- _TASK TO CARRY OUT_
Starting with the first line of the listing, quote each line exactly until and including the one with "plt.rcParams['mathtext.default'] = 'regular'", leaving pictures out.

- _STORED DATA_
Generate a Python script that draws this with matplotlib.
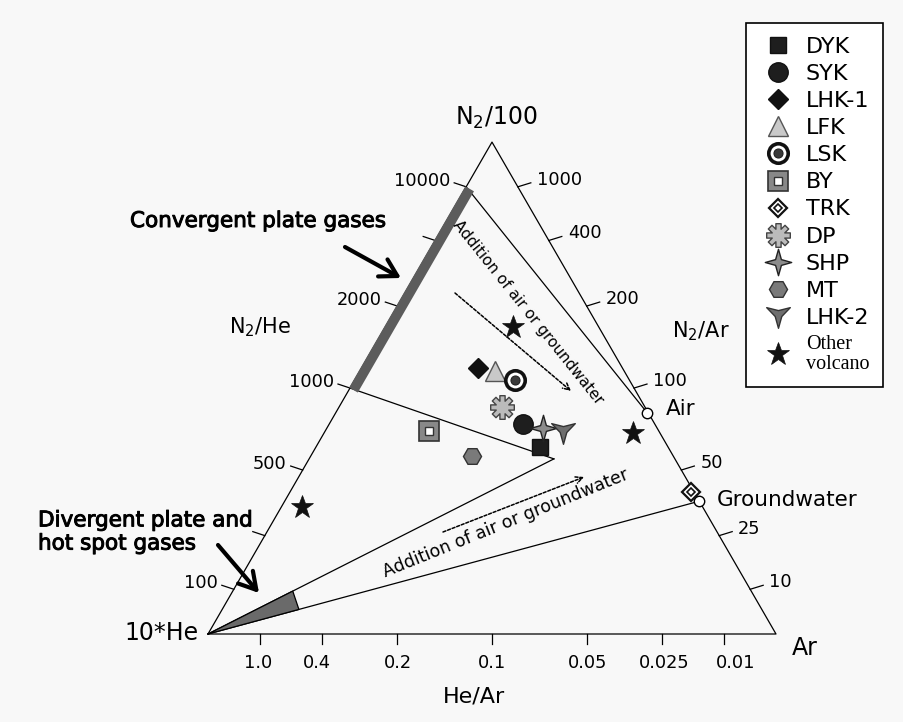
import numpy as np
import matplotlib
matplotlib.use("Agg")
import matplotlib.pyplot as plt
from matplotlib.path import Path
from matplotlib.lines import Line2D
import matplotlib.patheffects as pe

plt.rcParams['font.family'] = ['DejaVu Sans']
plt.rcParams['mathtext.default'] = 'regular'

# ---------------- DATA (ternary components: N2/100, 10*He, Ar; relative %) ----------------
samples = ['DYK', 'SYK', 'LHK-1', 'LFK', 'LSK', 'BY', 'TRK', 'DP', 'SHP', 'MT', 'LHK-2']
n2_100 = [38.0, 42.7, 54.1, 53.5, 51.6, 41.3, 28.8, 46.2, 41.9, 36.2, 41.1]
he_10 = [22.5, 23.2, 25.4, 22.7, 20.1, 40.4, 0.5, 25.2, 20.1, 35.4, 17.0]
ar = [39.5, 34.1, 20.5, 23.8, 28.3, 18.3, 70.7, 28.6, 38.0, 28.4, 41.9]

volcano_n2 = [62.4, 40.9, 25.8]
volcano_he = [15.1, 4.7, 70.5]
volcano_ar = [22.5, 54.4, 3.7]

air = [45.0, 0.2, 54.8]
groundwater = [27.0, 0.0, 73.0]
kink = [35.6, 21.3, 43.1]

n2he_ticks = [100, 250, 500, 1000, 2000, 4000, 10000]
n2he_labels = ['100', '', '500', '1000', '2000', '', '10000']
hear_ticks = [1.0, 0.4, 0.2, 0.1, 0.05, 0.025, 0.01]
hear_labels = ['1.0', '0.4', '0.2', '0.1', '0.05', '0.025', '0.01']
n2ar_ticks = [1000, 400, 200, 100, 50, 25, 10]
n2ar_labels = ['1000', '400', '200', '100', '50', '25', '10']

conv_range = [1000, 10000]       # N2/He range of convergent plate gases
wedge_frac = [0.245, 0.185]      # extent of divergent/hot-spot field along the two mixing lines

# ---------------- helpers ----------------
H = np.sqrt(3) / 2


def tern(a, b, c):
    a = np.asarray(a, float); b = np.asarray(b, float); c = np.asarray(c, float)
    s = a + b + c
    return c / s + a / s / 2, a / s * H


PX = 1 / 568.0


def P(xp, yp):
    return ((xp - 208) * PX, (634 - yp) * PX)


fig = plt.figure(figsize=(9.04, 7.22), dpi=100)
fig.patch.set_facecolor('#f8f8f8')
ax = fig.add_axes([0, 0, 1, 1])
ax.set_xlim(-208 * PX, 696 * PX)
ax.set_ylim(-88 * PX, 634 * PX)
ax.axis('off')

# triangle
tri = np.array([tern(0, 1, 0), tern(1, 0, 0), tern(0, 0, 1), tern(0, 1, 0)])
ax.plot(tri[:, 0], tri[:, 1], color='k', lw=0.9, zorder=2)

# convergent band along the left edge
cb = np.array(tern(conv_range[0] / 100, 10, 0))
ct = np.array(tern(conv_range[1] / 100, 10, 0))
nrm = np.array([H, -0.5])
band = np.array([cb - nrm * 1 * PX, ct - nrm * 1 * PX, ct + nrm * 9 * PX, cb + nrm * 9 * PX])
ax.fill(band[:, 0], band[:, 1], color='#5c5c5c', lw=0, zorder=3)

# mixing lines
he_v = np.array(tern(0, 1, 0))
kp = np.array(tern(*kink))
ap = np.array(tern(*air))
gp = np.array(tern(*groundwater))
for p0, p1 in [(ct, ap), (cb, kp), (he_v, kp), (he_v, gp)]:
    ax.plot([p0[0], p1[0]], [p0[1], p1[1]], color='k', lw=0.9, zorder=2)

# divergent wedge
w1 = he_v + wedge_frac[0] * (kp - he_v)
w2 = he_v + wedge_frac[1] * (gp - he_v)
wedge = np.array([he_v, w1, w2])
ax.fill(wedge[:, 0], wedge[:, 1], facecolor='#6a6a6a', edgecolor='k', lw=0.9, zorder=3)

# ticks
for r, lab in zip(n2he_ticks, n2he_labels):
    x0, y0 = tern(r / 100, 10, 0)
    ax.plot([x0, x0 - 12 * PX], [y0, y0 + 4 * PX], color='k', lw=0.9, zorder=2)
    if lab:
        ax.text(x0 - 16 * PX, y0 + 6 * PX, lab, ha='right', va='center', fontsize=12.8)
hear_off = [-2, -5, 1, 0, 1, 2, 11]
for q, lab, off in zip(hear_ticks, hear_labels, hear_off):
    x0, y0 = tern(0, 10 * q, 1)
    ax.plot([x0, x0], [y0, y0 - 10 * PX], color='k', lw=0.9, zorder=2)
    ax.text(x0 + off * PX, y0 - 29 * PX, lab, ha='center', va='center', fontsize=12.8)
for s, lab in zip(n2ar_ticks, n2ar_labels):
    x0, y0 = tern(s / 100, 0, 1)
    ax.plot([x0, x0 + 13 * PX], [y0, y0 + 4 * PX], color='k', lw=0.9, zorder=2)
    ax.text(x0 + 19 * PX, y0 + 7 * PX, lab, ha='left', va='center', fontsize=12.8)

# axis / corner labels
ax.text(*P(496, 118), 'N$_2$/100', ha='center', va='center', fontsize=17)
ax.text(*P(199, 633), '10*He', ha='right', va='center', fontsize=17)
ax.text(*P(792, 648), 'Ar', ha='left', va='center', fontsize=17)
ax.text(*P(474, 697), 'He/Ar', ha='center', va='center', fontsize=16)
ax.text(*P(260, 327), 'N$_2$/He', ha='center', va='center', fontsize=15)
ax.text(*P(701, 331), 'N$_2$/Ar', ha='center', va='center', fontsize=15)

# air & groundwater
ax.plot(ap[0], ap[1], 'o', ms=7.5, mfc='white', mec='k', mew=1, zorder=6)
ax.plot(gp[0], gp[1], 'o', ms=7.5, mfc='white', mec='k', mew=1, zorder=6)
ax.text(*P(666, 409), 'Air', ha='left', va='center', fontsize=15.5)
ax.text(*P(717, 500), 'Groundwater', ha='left', va='center', fontsize=15.5)

# annotations
bold = [pe.withStroke(linewidth=0.7, foreground='k')]
ax.text(*P(130, 221), 'Convergent plate gases', ha='left', va='center', fontsize=15.5, path_effects=bold)
ax.text(*P(38, 532), 'Divergent plate and\nhot spot gases', ha='left', va='center', fontsize=15.5,
        path_effects=bold, linespacing=1.2)
ax.annotate('', xy=P(401, 278), xytext=P(345, 247),
            arrowprops=dict(arrowstyle='->,head_length=0.6,head_width=0.35', lw=3, color='k',
                            mutation_scale=20, shrinkA=0, shrinkB=0))
ax.annotate('', xy=P(259, 593), xytext=P(218, 545),
            arrowprops=dict(arrowstyle='->,head_length=0.6,head_width=0.35', lw=3, color='k',
                            mutation_scale=20, shrinkA=0, shrinkB=0))

ang1 = np.degrees(np.arctan2(ap[1] - ct[1], ap[0] - ct[0]))
ax.text(*P(528, 312), 'Addition of air or groundwater', rotation=ang1, rotation_mode='anchor',
        ha='center', va='center', fontsize=11)
ax.text(*P(506, 523), 'Addition of air or groundwater', rotation=22, rotation_mode='anchor',
        ha='center', va='center', fontsize=12.5)
ax.annotate('', xy=P(571, 391), xytext=P(455, 293),
            arrowprops=dict(arrowstyle='->', lw=1.1, ls=(0, (2, 1.2)), color='k', mutation_scale=12,
                            shrinkA=0, shrinkB=0))
ax.annotate('', xy=P(584, 477), xytext=P(443, 532),
            arrowprops=dict(arrowstyle='->', lw=1.1, ls=(0, (2, 1.2)), color='k', mutation_scale=12,
                            shrinkA=0, shrinkB=0))


# ---------------- custom markers ----------------
def asterisk_path(n=8, w=0.22):
    v = []
    for k in range(n):
        th = 2 * np.pi * k / n
        d = np.array([np.cos(th), np.sin(th)]); p = np.array([-np.sin(th), np.cos(th)])
        v.append(d - w * p); v.append(d + w * p)
        phi = th + np.pi / n; r = w / np.sin(np.pi / n)
        v.append([r * np.cos(phi), r * np.sin(phi)])
    v.append(v[0])
    return Path(np.array(v), closed=True)


star4 = Path(np.array([[0, 1], [0.22, 0.22], [1, 0], [0.22, -0.22], [0, -1], [-0.22, -0.22], [-1, 0],
                       [-0.22, 0.22], [0, 1]]), closed=True)
tri_down = Path(np.array([[-1, 0.75], [0, 0.5], [1, 0.75], [0.28, 0.0], [0, -1], [-0.28, 0.0], [-1, 0.75]]),
                closed=True)
ast = asterisk_path()

styles = {
    'DYK': [dict(marker='s', ms=12, mfc='#1e1e1e', mec='#111111', mew=1)],
    'SYK': [dict(marker='o', ms=14, mfc='#1e1e1e', mec='#111111', mew=1)],
    'LHK-1': [dict(marker='D', ms=10.5, mfc='#111111', mec='#111111', mew=1)],
    'LFK': [dict(marker='^', ms=15, mfc='#c9c9c9', mec='#555555', mew=1)],
    'LSK': [dict(marker='o', ms=14, mfc='white', mec='#111111', mew=2.6),
            dict(marker='o', ms=6.5, mfc='#3a3a3a', mec='#222222', mew=0.8)],
    'BY': [dict(marker='s', ms=15, mfc='#888888', mec='#333333', mew=1.2),
           dict(marker='s', ms=5.5, mfc='white', mec='#333333', mew=1)],
    'TRK': [dict(marker='D', ms=9, mfc='white', mec='#111111', mew=1.6),
            dict(marker='D', ms=4, mfc='white', mec='#111111', mew=1.2)],
    'DP': [dict(marker=ast, ms=17, mfc='#bbbbbb', mec='#444444', mew=1)],
    'SHP': [dict(marker=star4, ms=19, mfc='#8c8c8c', mec='#222222', mew=1)],
    'MT': [dict(marker='H', ms=13, mfc='#7a7a7a', mec='#333333', mew=1)],
    'LHK-2': [dict(marker=tri_down, ms=17, mfc='#6e6e6e', mec='#333333', mew=1)],
}

xs, ys = tern(n2_100, he_10, ar)
handles = []
for i, name in enumerate(samples):
    hs = []
    for st in styles[name]:
        ax.plot(xs[i], ys[i], ls='none', zorder=7, **st)
        hs.append(Line2D([], [], ls='none', **st))
    handles.append(tuple(hs) if len(hs) > 1 else hs[0])

vx, vy = tern(volcano_n2, volcano_he, volcano_ar)
vst = dict(marker='*', ms=17, mfc='#111111', mec='#111111', mew=0.5)
ax.plot(vx, vy, ls='none', zorder=7, **vst)
handles.append(Line2D([], [], ls='none', **vst))
labels = samples + ['Other\nvolcano']

leg = fig.legend(handles, labels, loc='upper left', bbox_to_anchor=(746 / 904, 1 - 23 / 722),
                 borderaxespad=0, fontsize=16, frameon=True, fancybox=False, edgecolor='k',
                 handlelength=1.62, handletextpad=0.45, labelspacing=0.32, borderpad=0.62,
                 numpoints=1, framealpha=1, facecolor='white')
leg.get_frame().set_linewidth(1.2)
t = leg.get_texts()[-1]
t.set_fontfamily('Liberation Serif')
t.set_fontsize(14.5)
t.set_linespacing(1.05)

fig.savefig('out.png', dpi=100, facecolor=fig.get_facecolor())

- _TASK OUTPUT_
Generate a Python script that draws this with matplotlib.
import numpy as np
import matplotlib
matplotlib.use("Agg")
import matplotlib.pyplot as plt
from matplotlib.path import Path
from matplotlib.lines import Line2D
import matplotlib.patheffects as pe

plt.rcParams['font.family'] = ['DejaVu Sans']
plt.rcParams['mathtext.default'] = 'regular'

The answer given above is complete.